__EXERCISE AIM__: Scan the records below. List lines holding "this".

__MATERIAL SHOWN__:
----
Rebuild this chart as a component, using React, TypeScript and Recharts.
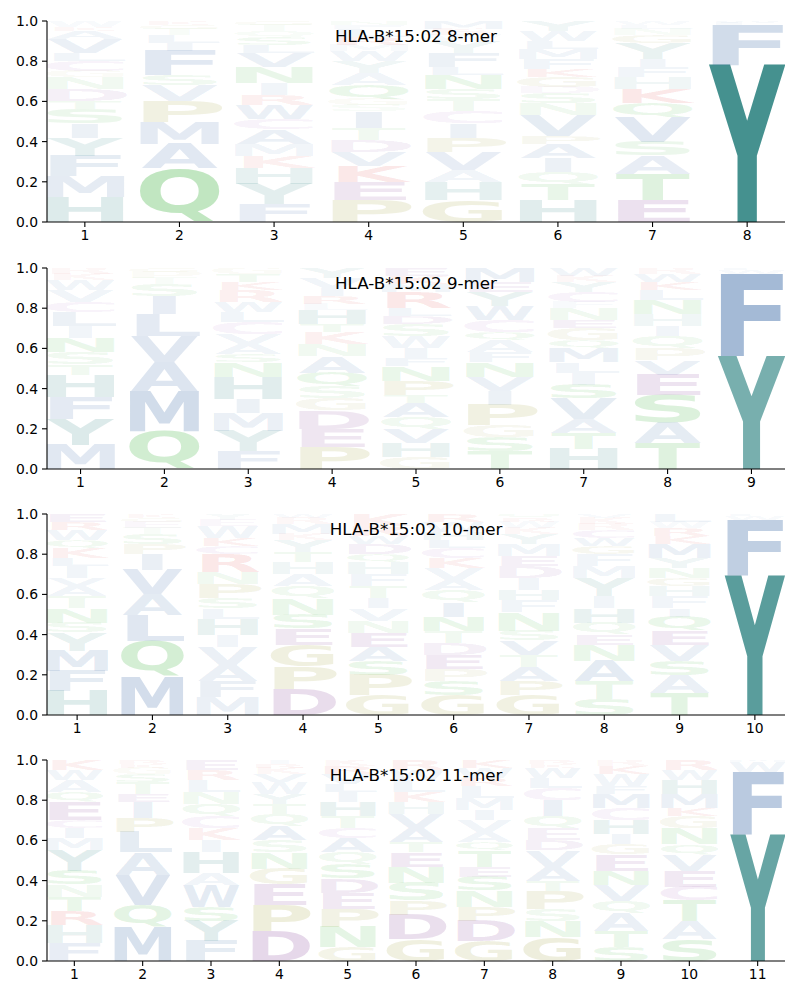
----
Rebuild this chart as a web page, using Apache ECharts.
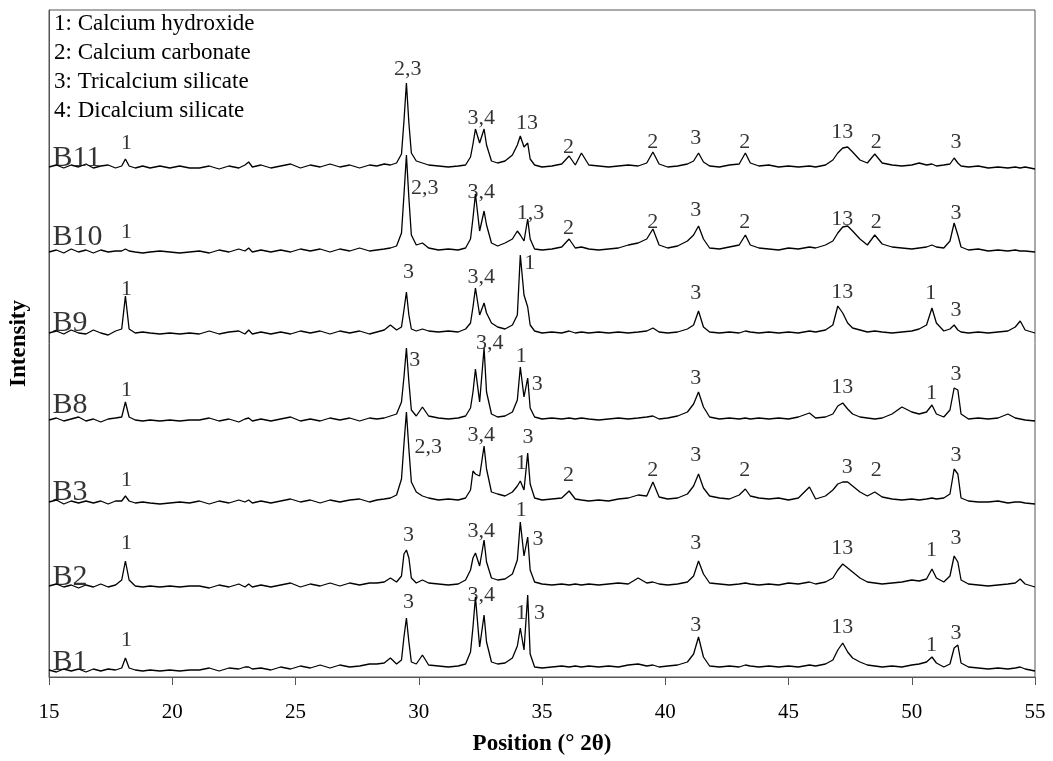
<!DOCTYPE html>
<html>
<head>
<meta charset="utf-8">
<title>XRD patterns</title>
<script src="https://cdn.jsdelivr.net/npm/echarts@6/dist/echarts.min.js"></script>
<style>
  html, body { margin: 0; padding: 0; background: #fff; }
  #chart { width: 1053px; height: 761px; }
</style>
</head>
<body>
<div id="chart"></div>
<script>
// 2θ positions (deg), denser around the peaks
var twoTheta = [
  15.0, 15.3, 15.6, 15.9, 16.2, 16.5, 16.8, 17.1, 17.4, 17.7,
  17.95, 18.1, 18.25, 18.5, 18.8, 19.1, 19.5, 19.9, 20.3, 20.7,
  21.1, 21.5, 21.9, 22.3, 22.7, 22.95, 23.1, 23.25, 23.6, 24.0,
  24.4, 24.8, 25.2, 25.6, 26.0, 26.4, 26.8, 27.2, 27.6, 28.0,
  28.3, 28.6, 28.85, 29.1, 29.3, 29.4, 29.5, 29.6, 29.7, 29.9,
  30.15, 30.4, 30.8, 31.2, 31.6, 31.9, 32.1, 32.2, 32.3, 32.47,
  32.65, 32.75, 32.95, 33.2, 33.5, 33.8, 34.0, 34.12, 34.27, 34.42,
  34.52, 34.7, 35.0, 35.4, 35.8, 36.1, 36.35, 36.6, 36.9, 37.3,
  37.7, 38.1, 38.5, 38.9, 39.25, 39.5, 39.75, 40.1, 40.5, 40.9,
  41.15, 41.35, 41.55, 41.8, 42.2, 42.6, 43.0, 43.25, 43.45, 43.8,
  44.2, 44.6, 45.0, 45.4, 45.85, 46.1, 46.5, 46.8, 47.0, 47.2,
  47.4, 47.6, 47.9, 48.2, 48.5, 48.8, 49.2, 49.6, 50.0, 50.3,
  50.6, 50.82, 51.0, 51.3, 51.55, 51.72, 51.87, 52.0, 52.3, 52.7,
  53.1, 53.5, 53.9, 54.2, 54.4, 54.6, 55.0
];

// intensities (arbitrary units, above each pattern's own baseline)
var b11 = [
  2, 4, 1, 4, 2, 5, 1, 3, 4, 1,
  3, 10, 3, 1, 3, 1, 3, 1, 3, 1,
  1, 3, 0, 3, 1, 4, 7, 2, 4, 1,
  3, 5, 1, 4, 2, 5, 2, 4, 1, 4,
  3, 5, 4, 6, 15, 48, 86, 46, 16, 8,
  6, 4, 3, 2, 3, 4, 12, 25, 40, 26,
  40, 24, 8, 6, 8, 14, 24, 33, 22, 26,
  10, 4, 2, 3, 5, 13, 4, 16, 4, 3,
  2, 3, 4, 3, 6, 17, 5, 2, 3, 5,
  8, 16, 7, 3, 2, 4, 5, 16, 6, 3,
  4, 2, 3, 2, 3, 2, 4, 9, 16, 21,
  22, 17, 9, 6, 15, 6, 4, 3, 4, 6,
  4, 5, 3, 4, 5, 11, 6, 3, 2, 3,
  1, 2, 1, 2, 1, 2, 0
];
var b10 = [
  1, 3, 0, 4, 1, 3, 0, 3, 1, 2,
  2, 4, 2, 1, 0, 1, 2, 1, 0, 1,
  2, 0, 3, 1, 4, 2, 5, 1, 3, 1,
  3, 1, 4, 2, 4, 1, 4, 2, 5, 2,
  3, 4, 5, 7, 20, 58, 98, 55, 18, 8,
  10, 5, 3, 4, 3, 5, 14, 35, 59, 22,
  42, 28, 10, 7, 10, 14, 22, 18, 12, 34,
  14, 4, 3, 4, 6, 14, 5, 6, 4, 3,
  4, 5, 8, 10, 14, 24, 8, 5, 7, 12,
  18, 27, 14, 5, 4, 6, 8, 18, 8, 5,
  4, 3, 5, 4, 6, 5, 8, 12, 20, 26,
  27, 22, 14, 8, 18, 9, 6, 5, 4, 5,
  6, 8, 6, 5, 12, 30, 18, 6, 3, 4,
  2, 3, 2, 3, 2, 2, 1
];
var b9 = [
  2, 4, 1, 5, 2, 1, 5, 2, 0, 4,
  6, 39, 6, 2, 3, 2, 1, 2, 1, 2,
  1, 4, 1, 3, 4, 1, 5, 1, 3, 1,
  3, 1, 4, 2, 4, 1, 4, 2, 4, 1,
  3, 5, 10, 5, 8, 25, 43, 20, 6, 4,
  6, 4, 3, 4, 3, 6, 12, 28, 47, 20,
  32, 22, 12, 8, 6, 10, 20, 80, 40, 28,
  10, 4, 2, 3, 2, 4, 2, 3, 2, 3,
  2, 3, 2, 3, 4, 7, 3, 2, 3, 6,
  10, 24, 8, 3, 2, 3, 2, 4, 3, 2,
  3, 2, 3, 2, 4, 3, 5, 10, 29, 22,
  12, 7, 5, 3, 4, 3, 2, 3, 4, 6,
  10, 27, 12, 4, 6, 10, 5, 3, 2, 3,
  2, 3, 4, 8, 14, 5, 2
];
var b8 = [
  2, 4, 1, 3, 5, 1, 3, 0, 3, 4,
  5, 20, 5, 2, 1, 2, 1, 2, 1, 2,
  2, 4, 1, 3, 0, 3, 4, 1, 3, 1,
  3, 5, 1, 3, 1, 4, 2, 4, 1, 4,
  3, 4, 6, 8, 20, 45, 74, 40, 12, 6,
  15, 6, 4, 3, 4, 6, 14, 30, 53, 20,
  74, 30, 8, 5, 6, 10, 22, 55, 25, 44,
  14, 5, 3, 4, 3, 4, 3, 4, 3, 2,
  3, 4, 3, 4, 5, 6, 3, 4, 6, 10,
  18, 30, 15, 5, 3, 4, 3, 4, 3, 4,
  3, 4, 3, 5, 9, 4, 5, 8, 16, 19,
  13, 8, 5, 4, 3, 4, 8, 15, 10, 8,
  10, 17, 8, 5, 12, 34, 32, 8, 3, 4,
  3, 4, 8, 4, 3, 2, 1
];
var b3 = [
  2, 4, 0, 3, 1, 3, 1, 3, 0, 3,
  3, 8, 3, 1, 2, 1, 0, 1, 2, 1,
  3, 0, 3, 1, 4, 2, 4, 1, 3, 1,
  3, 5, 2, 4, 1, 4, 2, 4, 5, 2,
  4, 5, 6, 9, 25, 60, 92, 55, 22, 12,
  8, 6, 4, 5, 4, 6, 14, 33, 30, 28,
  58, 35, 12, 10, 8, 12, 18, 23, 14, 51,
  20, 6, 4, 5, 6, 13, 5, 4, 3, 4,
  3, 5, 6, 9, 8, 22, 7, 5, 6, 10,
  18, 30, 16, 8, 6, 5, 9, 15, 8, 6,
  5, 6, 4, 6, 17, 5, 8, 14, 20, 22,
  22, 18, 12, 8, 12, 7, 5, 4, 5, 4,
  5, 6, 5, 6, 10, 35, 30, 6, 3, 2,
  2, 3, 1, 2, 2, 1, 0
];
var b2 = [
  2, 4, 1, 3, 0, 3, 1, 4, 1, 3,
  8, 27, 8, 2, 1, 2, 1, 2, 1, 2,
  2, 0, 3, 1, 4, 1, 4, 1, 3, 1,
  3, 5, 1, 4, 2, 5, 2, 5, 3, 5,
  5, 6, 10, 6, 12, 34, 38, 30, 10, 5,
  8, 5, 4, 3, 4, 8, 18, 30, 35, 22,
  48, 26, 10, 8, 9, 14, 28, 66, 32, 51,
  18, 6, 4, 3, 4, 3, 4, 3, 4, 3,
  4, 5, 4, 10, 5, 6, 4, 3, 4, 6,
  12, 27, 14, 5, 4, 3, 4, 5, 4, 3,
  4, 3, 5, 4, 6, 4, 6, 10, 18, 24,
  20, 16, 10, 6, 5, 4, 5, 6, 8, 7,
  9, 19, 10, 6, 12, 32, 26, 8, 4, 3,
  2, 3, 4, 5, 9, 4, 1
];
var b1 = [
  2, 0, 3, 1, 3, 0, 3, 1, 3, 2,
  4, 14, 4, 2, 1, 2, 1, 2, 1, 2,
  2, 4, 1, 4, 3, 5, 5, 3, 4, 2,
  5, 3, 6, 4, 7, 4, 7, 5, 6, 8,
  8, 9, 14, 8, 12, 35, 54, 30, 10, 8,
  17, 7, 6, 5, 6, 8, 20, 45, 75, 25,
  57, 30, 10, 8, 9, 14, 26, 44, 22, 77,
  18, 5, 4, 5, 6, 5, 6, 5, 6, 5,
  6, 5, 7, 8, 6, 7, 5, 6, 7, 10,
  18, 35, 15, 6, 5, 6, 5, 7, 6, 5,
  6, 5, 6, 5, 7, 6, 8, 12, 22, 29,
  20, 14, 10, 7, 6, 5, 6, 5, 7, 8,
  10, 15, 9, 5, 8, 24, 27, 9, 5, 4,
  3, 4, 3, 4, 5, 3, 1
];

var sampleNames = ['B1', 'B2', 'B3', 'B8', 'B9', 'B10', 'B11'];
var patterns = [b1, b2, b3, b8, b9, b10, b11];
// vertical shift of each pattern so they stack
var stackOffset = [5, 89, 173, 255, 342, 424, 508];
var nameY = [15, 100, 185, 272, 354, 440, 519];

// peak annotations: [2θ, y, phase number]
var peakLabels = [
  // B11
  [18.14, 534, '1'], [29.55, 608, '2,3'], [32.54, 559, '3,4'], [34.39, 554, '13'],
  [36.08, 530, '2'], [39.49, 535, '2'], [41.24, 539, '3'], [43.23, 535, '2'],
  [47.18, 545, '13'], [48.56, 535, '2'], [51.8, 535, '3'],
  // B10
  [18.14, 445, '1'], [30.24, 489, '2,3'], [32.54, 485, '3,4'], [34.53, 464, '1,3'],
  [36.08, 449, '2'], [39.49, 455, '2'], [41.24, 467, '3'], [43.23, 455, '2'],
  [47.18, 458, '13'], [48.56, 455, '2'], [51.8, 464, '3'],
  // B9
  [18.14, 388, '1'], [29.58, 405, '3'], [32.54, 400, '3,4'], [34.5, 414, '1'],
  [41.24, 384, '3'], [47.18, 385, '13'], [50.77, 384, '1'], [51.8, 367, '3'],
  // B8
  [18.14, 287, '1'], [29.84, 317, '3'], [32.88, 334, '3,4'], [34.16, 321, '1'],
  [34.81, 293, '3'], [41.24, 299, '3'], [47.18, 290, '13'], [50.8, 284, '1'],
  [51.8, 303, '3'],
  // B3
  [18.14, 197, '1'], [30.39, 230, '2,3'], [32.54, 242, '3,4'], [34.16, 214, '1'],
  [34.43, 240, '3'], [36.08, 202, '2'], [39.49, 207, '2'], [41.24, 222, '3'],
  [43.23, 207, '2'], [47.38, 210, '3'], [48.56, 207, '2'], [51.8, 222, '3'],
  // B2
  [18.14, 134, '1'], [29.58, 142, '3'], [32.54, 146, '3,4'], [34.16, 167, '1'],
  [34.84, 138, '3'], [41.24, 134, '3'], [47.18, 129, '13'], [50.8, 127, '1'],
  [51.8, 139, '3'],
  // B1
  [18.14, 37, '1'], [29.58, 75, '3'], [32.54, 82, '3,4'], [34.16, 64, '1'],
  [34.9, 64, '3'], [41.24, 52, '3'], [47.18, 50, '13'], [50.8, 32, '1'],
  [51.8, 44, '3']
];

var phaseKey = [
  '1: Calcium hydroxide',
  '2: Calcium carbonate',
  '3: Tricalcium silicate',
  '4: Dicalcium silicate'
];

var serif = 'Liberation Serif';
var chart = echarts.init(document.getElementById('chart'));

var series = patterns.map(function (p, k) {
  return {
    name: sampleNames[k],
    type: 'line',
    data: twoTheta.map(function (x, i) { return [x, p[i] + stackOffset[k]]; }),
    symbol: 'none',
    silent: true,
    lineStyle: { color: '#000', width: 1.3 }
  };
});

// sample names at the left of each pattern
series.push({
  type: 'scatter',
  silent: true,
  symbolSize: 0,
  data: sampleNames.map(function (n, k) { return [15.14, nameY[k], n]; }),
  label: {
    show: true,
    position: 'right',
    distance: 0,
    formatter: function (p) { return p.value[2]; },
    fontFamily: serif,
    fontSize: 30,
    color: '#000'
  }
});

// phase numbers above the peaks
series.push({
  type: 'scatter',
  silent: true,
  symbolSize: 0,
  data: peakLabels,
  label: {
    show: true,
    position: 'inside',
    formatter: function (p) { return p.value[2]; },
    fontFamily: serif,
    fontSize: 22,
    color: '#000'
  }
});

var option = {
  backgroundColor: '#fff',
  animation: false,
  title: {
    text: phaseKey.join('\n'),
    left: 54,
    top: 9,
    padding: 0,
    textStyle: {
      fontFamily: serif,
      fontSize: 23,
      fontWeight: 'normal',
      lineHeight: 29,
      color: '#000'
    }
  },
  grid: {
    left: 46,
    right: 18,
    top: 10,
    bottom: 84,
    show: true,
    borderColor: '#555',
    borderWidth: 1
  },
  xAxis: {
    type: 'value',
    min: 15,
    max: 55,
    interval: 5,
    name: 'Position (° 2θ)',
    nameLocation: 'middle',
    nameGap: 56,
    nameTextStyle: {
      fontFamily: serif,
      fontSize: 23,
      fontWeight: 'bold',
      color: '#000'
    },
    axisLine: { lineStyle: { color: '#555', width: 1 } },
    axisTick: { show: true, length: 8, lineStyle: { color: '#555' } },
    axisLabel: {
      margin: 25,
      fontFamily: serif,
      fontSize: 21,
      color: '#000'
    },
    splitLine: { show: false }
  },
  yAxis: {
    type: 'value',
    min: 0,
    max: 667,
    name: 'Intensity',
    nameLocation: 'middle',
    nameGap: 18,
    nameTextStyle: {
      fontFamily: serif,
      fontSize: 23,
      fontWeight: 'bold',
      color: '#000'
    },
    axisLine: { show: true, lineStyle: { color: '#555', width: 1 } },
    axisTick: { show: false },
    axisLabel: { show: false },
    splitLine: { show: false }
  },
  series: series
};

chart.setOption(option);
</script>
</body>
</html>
----
__RESULT__:
Rebuild this chart as a component, using React, TypeScript and Recharts.
Rebuild this chart as a web page, using Apache ECharts.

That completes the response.